McGrath took a more moderate stance, saying the agency can and should be reformed.

“The leaders need to be fired, and I have a plan to actually reform ICE that makes sense,” McGrath said. “Any law enforcement agency must respect the basic constitutional rights of any human being here in the United States.”

The agency, along with the entire Department of Homeland Security, had its funding cut off in an ongoing government shutdown while Republicans and Democrats on Capitol Hill negotiate restrictions on immigration enforcement that Democrats say has gotten out of control in American cities.

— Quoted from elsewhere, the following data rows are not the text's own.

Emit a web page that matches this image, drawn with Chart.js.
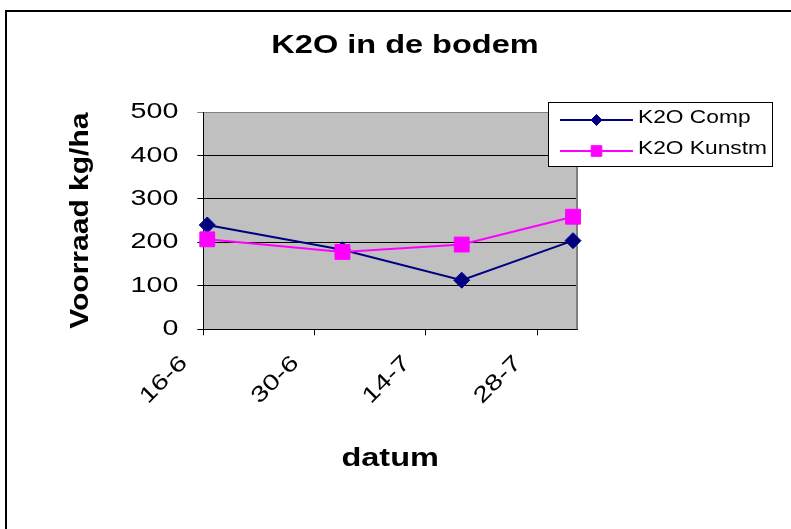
<!DOCTYPE html>
<html>
<head>
<meta charset="utf-8">
<title>K2O in de bodem</title>
<script src="https://cdn.jsdelivr.net/npm/chart.js@4.4.1/dist/chart.umd.min.js"></script>
<style>
    html, body { margin: 0; padding: 0; background: #fff; }
    #chart-container { position: relative; width: 791px; height: 529px; }
</style>
</head>
<body>
<div id="chart-container">
    <canvas id="k2oChart" width="791" height="529"></canvas>
</div>
<script>
// data (day-month)
const dates = ['16-6', '3-7', '18-7', '1-8'];
const compValues = [240, 183, 113, 204];
const kunstmValues = [207, 178, 195, 259];
const seriesLabels = ['K2O Comp', 'K2O Kunstm'];
const xTickLabels = ['16-6', '30-6', '14-7', '28-7'];
const xAxisEnd = '2-8';
const yTicks = [0, 100, 200, 300, 400, 500];

const FONT = '"Liberation Sans", Arial, sans-serif';
const NAVY = '#000080';
const PINK = '#FF00FF';

document.addEventListener('DOMContentLoaded', function () {
    buildChart();
});

// days since the first tick date
function dayNumber(label) {
    const [d, m] = label.split('-').map(Number);
    const [d0, m0] = xTickLabels[0].split('-').map(Number);
    return Math.round((Date.UTC(2000, m - 1, d) - Date.UTC(2000, m0 - 1, d0)) / 86400000);
}

// Excel date axis puts each point in the middle of its day slot
function toPoints(values) {
    return values.map((v, i) => ({ x: dayNumber(dates[i]) + 0.5, y: v }));
}

// old Excel exports draw text wider than normal: stretch it along the baseline
function widenText(ctx, factor, verticalFactor) {
    const origFill = ctx.fillText;
    const origMeasure = ctx.measureText;
    ctx.fillText = function (text, x, y) {
        const t = this.getTransform();
        const s = Math.abs(t.a) < 0.01 ? verticalFactor : factor;
        this.save();
        this.translate(x, y);
        this.scale(s, 1);
        origFill.call(this, text, 0, 0);
        this.restore();
    };
    ctx.measureText = function (text) {
        const m = origMeasure.call(this, text);
        return {
            width: m.width * factor,
            actualBoundingBoxAscent: m.actualBoundingBoxAscent,
            actualBoundingBoxDescent: m.actualBoundingBoxDescent,
            actualBoundingBoxLeft: m.actualBoundingBoxLeft * factor,
            actualBoundingBoxRight: m.actualBoundingBoxRight * factor
        };
    };
}

const plotAreaPlugin = {
    id: 'plotArea',
    beforeDraw(chart) {
        const { ctx, chartArea: a } = chart;
        ctx.save();
        ctx.fillStyle = '#C0C0C0';
        ctx.fillRect(a.left, a.top, a.right - a.left, a.bottom - a.top);
        ctx.restore();
    },
    beforeDatasetsDraw(chart) {
        const { ctx, chartArea: a } = chart;
        ctx.save();
        ctx.strokeStyle = '#808080';
        ctx.lineWidth = 2;
        ctx.beginPath();
        ctx.moveTo(a.right, a.top);
        ctx.lineTo(a.right, a.bottom);
        ctx.stroke();
        ctx.restore();
    }
};

const framePlugin = {
    id: 'frame',
    afterDraw(chart) {
        const ctx = chart.ctx;
        ctx.save();
        ctx.strokeStyle = '#000';
        ctx.lineWidth = 2;
        ctx.strokeRect(6, 11, 900, 700);
        ctx.restore();
    }
};

const legendBoxPlugin = {
    id: 'legendBox',
    afterDraw(chart) {
        const ctx = chart.ctx;
        const rows = [120, 151];
        ctx.save();
        ctx.fillStyle = '#fff';
        ctx.fillRect(548.5, 102.5, 224, 64);
        ctx.strokeStyle = '#000';
        ctx.lineWidth = 1;
        ctx.strokeRect(548.5, 102.5, 224, 64);

        chart.data.datasets.forEach((ds, i) => {
            const y = rows[i];
            ctx.strokeStyle = ds.borderColor;
            ctx.lineWidth = 2;
            ctx.beginPath();
            ctx.moveTo(560, y);
            ctx.lineTo(633, y);
            ctx.stroke();

            ctx.fillStyle = ds.pointBackgroundColor;
            ctx.strokeStyle = ds.pointBorderColor;
            ctx.lineWidth = 1;
            Chart.helpers.drawPoint(ctx, {
                pointStyle: ds.pointStyle,
                radius: ds.pointStyle === 'rect' ? 7.5 : 5.5,
                rotation: 0,
                borderWidth: 1
            }, 596.5, y);

            ctx.fillStyle = '#000';
            ctx.font = '17.5px ' + FONT;
            ctx.textAlign = 'left';
            ctx.textBaseline = 'middle';
            ctx.fillText(ds.label, 638, y - 1.5);
        });
        ctx.restore();
    }
};

function buildChart() {
    const ctx = document.getElementById('k2oChart').getContext('2d');
    widenText(ctx, 1.3, 1.2);
    const tickDays = xTickLabels.map(dayNumber);
    const leftPad = 19;

    new Chart(ctx, {
        type: 'line',
        data: {
            datasets: [{
                label: seriesLabels[0],
                data: toPoints(compValues),
                borderColor: NAVY,
                backgroundColor: NAVY,
                pointBackgroundColor: NAVY,
                pointBorderColor: NAVY,
                pointStyle: 'rectRot',
                pointRadius: 8,
                pointBorderWidth: 1,
                borderWidth: 2,
                clip: false,
                order: 1
            }, {
                label: seriesLabels[1],
                data: toPoints(kunstmValues),
                borderColor: PINK,
                backgroundColor: PINK,
                pointBackgroundColor: PINK,
                pointBorderColor: PINK,
                pointStyle: 'rect',
                pointRadius: 10.5,
                pointBorderWidth: 1,
                borderWidth: 2,
                clip: false,
                order: 0
            }]
        },
        options: {
            responsive: false,
            animation: false,
            layout: { padding: { top: 0, left: leftPad, right: 0, bottom: 0 } },
            scales: {
                x: {
                    type: 'linear',
                    min: 0,
                    max: dayNumber(xAxisEnd),
                    afterBuildTicks: (scale) => {
                        scale.ticks = tickDays.map(v => ({ value: v }));
                    },
                    afterFit: (scale) => { scale.height = 529 - 329.3; },
                    grid: { drawOnChartArea: false, tickLength: 6, color: '#000' },
                    border: { color: '#000', width: 1 },
                    ticks: {
                        minRotation: 45,
                        maxRotation: 45,
                        padding: 15,
                        labelOffset: -19,
                        color: '#000',
                        font: { family: FONT, size: 22 },
                        callback: (value) => xTickLabels[tickDays.indexOf(value)]
                    },
                    title: {
                        display: true,
                        text: 'datum',
                        color: '#000',
                        font: { family: FONT, size: 25, weight: 'bold' },
                        padding: { top: 0, bottom: 55 }
                    }
                },
                y: {
                    min: yTicks[0],
                    max: yTicks[yTicks.length - 1],
                    afterFit: (scale) => { scale.width = 203.3 - leftPad; },
                    grid: {
                        tickLength: 6,
                        color: (c) => c.tick && c.tick.value === yTicks[yTicks.length - 1] ? '#808080' : '#000'
                    },
                    border: { color: '#000', width: 1 },
                    ticks: {
                        stepSize: yTicks[1] - yTicks[0],
                        padding: 19,
                        color: '#000',
                        font: { family: FONT, size: 22 }
                    },
                    title: {
                        display: true,
                        text: 'Voorraad kg/ha',
                        color: '#000',
                        font: { family: FONT, size: 25, weight: 'bold' },
                        padding: { top: 81 - 15 - leftPad, bottom: 0 }
                    }
                },
                // empty axis keeping the space right of the plot
                gap: {
                    position: 'right',
                    grid: { display: false },
                    border: { display: false },
                    ticks: { display: false },
                    afterFit: (scale) => { scale.width = 791 - 577; }
                }
            },
            plugins: {
                legend: { display: false },
                tooltip: { enabled: false },
                title: {
                    display: true,
                    text: 'K2O in de bodem',
                    color: '#000',
                    font: { family: FONT, size: 25, weight: 'bold' },
                    padding: { top: 31, bottom: 51 }
                }
            }
        },
        plugins: [plotAreaPlugin, legendBoxPlugin, framePlugin]
    });
}
</script>
</body>
</html>
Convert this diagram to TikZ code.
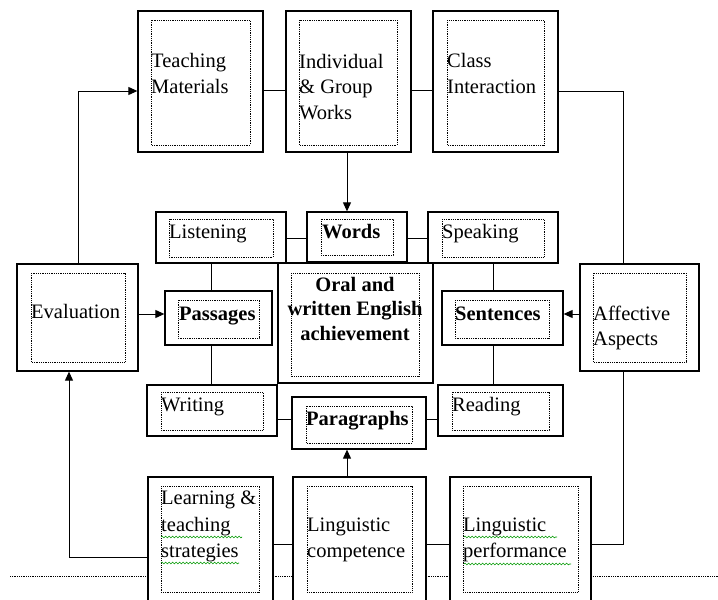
\documentclass[tikz,border=0pt]{standalone}
\usepackage{fontspec}
\setmainfont{Liberation Serif}
\usetikzlibrary{arrows.meta,decorations.pathmorphing}

\tikzset{
  outbox/.style={draw,line width=1.3pt,fill=white,inner sep=0pt},
  dotbox/.style={densely dotted,line width=0.8pt},
  % base anchor = baseline of the last line
  txt/.style={inner sep=0pt,anchor=base west,align=left,
    font=\fontsize{20.5}{25.5}\selectfont},
  btxt/.style={txt,font=\fontsize{20.5}{25.5}\selectfont\bfseries},
  link/.style={line width=1pt},
  squig/.style={green!60!black,line width=0.6pt,decorate,
    decoration={snake,amplitude=0.9pt,segment length=3.5pt}}
}

\begin{document}
\begin{tikzpicture}[x=1pt,y=-1pt,>={Triangle[length=9pt,width=8pt]}]
\clip (0,0) rectangle (718,600);
\draw[dotbox] (10,576) -- (718,576);
% centre box first, the small boxes sit on its top edge
\node[outbox,minimum width=155,minimum height=120] (oe) at (355.5,323) {};
\node[outbox,minimum width=125,minimum height=141] (tm) at (200.5,81.5) {};
\node[outbox,minimum width=125,minimum height=141] (ig) at (348.5,81.5) {};
\node[outbox,minimum width=125,minimum height=141] (ci) at (495.5,81.5) {};
\node[outbox,minimum width=121,minimum height=107] (ev) at (77.5,317.5) {};
\node[outbox,minimum width=119,minimum height=107] (af) at (639.5,317.5) {};
\node[outbox,minimum width=130,minimum height=51] (li) at (221,237.5) {};
\node[outbox,minimum width=100,minimum height=50] (wo) at (357,237) {};
\node[outbox,minimum width=130,minimum height=51] (sp) at (493,237.5) {};
\node[outbox,minimum width=107,minimum height=54] (pa) at (218.5,318) {};
\node[outbox,minimum width=121,minimum height=54] (se) at (502.5,318) {};
\node[outbox,minimum width=130,minimum height=51] (wr) at (212,410.5) {};
\node[outbox,minimum width=134,minimum height=52] (pg) at (359,423) {};
\node[outbox,minimum width=125,minimum height=51] (re) at (500.5,410.5) {};
\node[outbox,minimum width=125,minimum height=129] (lt) at (210.5,541.5) {};
\node[outbox,minimum width=133,minimum height=129] (lc) at (359.5,541.5) {};
\node[outbox,minimum width=141,minimum height=129] (lp) at (520.5,541.5) {};
% dotted inner frames
\draw[dotbox] (151,20) rectangle (250,145);
\draw[dotbox] (299,20) rectangle (397,145);
\draw[dotbox] (447,20) rectangle (544,145);
\draw[dotbox] (31,273) rectangle (125,362);
\draw[dotbox] (593,273) rectangle (686,362);
\draw[dotbox] (169,219) rectangle (273,257);
\draw[dotbox] (321,219) rectangle (393,255);
\draw[dotbox] (442,219) rectangle (544,257);
\draw[dotbox] (291,273) rectangle (419,376);
\draw[dotbox] (178,300) rectangle (259,338);
\draw[dotbox] (455,300) rectangle (549,338);
\draw[dotbox] (161,392) rectangle (263,430);
\draw[dotbox] (306,406) rectangle (412,443);
\draw[dotbox] (452,392) rectangle (549,430);
\draw[dotbox] (161,486) rectangle (259,592);
\draw[dotbox] (307,486) rectangle (412,592);
\draw[dotbox] (463,486) rectangle (578,592);
% texts
\node[txt] (tmt) at (151,93) {Teaching\\Materials};
\node[txt] (igt) at (299,119) {Individual\\\& Group\\Works};
\node[txt] (cit) at (447,93) {Class\\Interaction};
\node[txt] (evt) at (31,318) {Evaluation};
\node[txt,font=\fontsize{20.5}{24.5}\selectfont] (aft) at (593,345) {Affective\\Aspects};
\node[txt] (lit) at (169,238) {Listening};
\node[btxt] (wot) at (322,238) {Words};
\node[txt] (spt) at (442,238) {Speaking};
\node[btxt,anchor=base,align=center,font=\fontsize{20.5}{24.5}\selectfont\bfseries] (oet) at (355,340) {Oral and\\written English\\achievement};
\node[btxt] (pat) at (179,320) {Passages};
\node[btxt] (set) at (455,320) {Sentences};
\node[txt] (wrt) at (161,411) {Writing};
\node[btxt] (pgt) at (306,425) {Paragraphs};
\node[txt] (ret) at (452,411) {Reading};
\node[txt,font=\fontsize{20.5}{26.5}\selectfont] (ltt) at (161,557.5) {Learning \&\\teaching\\strategies};
\node[txt,font=\fontsize{20.5}{26.5}\selectfont] (lct) at (307,557.5) {Linguistic\\competence};
\node[txt,font=\fontsize{20.5}{26.5}\selectfont] (lpt) at (463,557.5) {Linguistic\\performance};
\draw[squig] (161,537) -- (242,537);
\draw[squig] (161,563) -- (239,563);
\draw[squig] (464,537) -- (557,537);
\draw[squig] (464,564) -- (571,564);
% connectors
\draw[link] (tm.east |- 0,90) -- (ig.west |- 0,90);
\draw[link] (ig.east |- 0,90) -- (ci.west |- 0,90);
\draw[link] (ci.east |- 0,91) -| (af.north -| 623,0);
\draw[link,->] (ig.south -| 347,0) -- (wo.north -| 347,0);
\draw[link,->] (ev.north -| 78,0) |- (tm.west |- 0,91);
\draw[link,->] (lt.west |- 0,557) -| (ev.south -| 69,0);
\draw[link,->] (ev.east |- 0,314) -- (pa.west |- 0,314);
\draw[link,->] (af.west |- 0,314) -- (se.east |- 0,314);
\draw[link] (li.east |- 0,238) -- (wo.west |- 0,238);
\draw[link] (wo.east |- 0,238) -- (sp.west |- 0,238);
\draw[link] (li.south -| 211,0) -- (pa.north -| 211,0);
\draw[link] (pa.south -| 211,0) -- (wr.north -| 211,0);
\draw[link] (sp.south -| 493,0) -- (se.north -| 493,0);
\draw[link] (se.south -| 493,0) -- (re.north -| 493,0);
\draw[link] (wr.east |- 0,419) -- (pg.west |- 0,419);
\draw[link] (pg.east |- 0,419) -- (re.west |- 0,419);
\draw[link,->] (lc.north -| 347,0) -- (pg.south -| 347,0);
\draw[link] (lt.east |- 0,544) -- (lc.west |- 0,544);
\draw[link] (lc.east |- 0,544) -- (lp.west |- 0,544);
\draw[link] (lp.east |- 0,544) -| (af.south -| 623,0);
\end{tikzpicture}
\end{document}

But Romans said the partial shutdown needs to end now as airports face massive delays and other non-border-related agencies confront disruptions.

“You're also shutting down the Coast Guard, you're shutting down cyber security, and you're shutting down TSA, and you shouldn't hold people's paychecks hostage for a political dispute,” Romans said.

Democratic candidates skirmish over American aid to Israel

The Democratic Senate hopefuls also argued over American aid to Israel, with both Booker and Stevenson saying the country should not fund what they called the genocide of Palestinians.

As the US-Israeli war in Iran wages on, settler attacks against Palestinians have continued, and over the weekend Israeli forces opened fire on a West Bank family, killing four. The Palestinian death toll has surpassed 70,000 since the Israel-Hamas war began, according to the Gaza Health Ministry, after Hamas militants killed more than 1,200 people in Israel and took 251 hostages on Oct 7, 2023.

McGrath said she believes Israel has a right to defend itself but that U.S. aid is conditional.

“This is already in law: the United States should not be providing weapons to any country that uses it against U.S. law, that uses those weapons against civilians as a tactic,” McGrath said.

After Booker pledged he would not take money from the influential American Israel Public Affairs Committee, or AIPAC, Romans scoffed, saying that’s easy to say when the group isn’t exactly banging down his door.

“It's easy to stand up here and point your finger at us. Nobody's gotten any money from AIPAC. They want to give me something, I'll take it, but I'll tell you what. I can't be bought just because they contribute to my campaign,” Romans said.

McGrath at first appeared to agree with Romans, but when asked for clarification from moderator Mario Anderson, she said she would not accept AIPAC money.

McGrath called for the end of dark money contributions — with several of her opponents agreeing. Dark money is a term for political funds whose donors don’t need to be publicly disclosed. She also called for an end to gerrymandering and demanded term limits and a ban on stock-trading for sitting members of Congress.

“We have to end dark money. It is corroding our democracy. It is a cancer that hurts all of us. Elon Musk just dropped $10 million into this U.S. Senate race to buy the person that he wants. He's probably never even set foot here in Kentucky. That is wrong,” McGrath said. “These things are no-brainers. We can get it done.”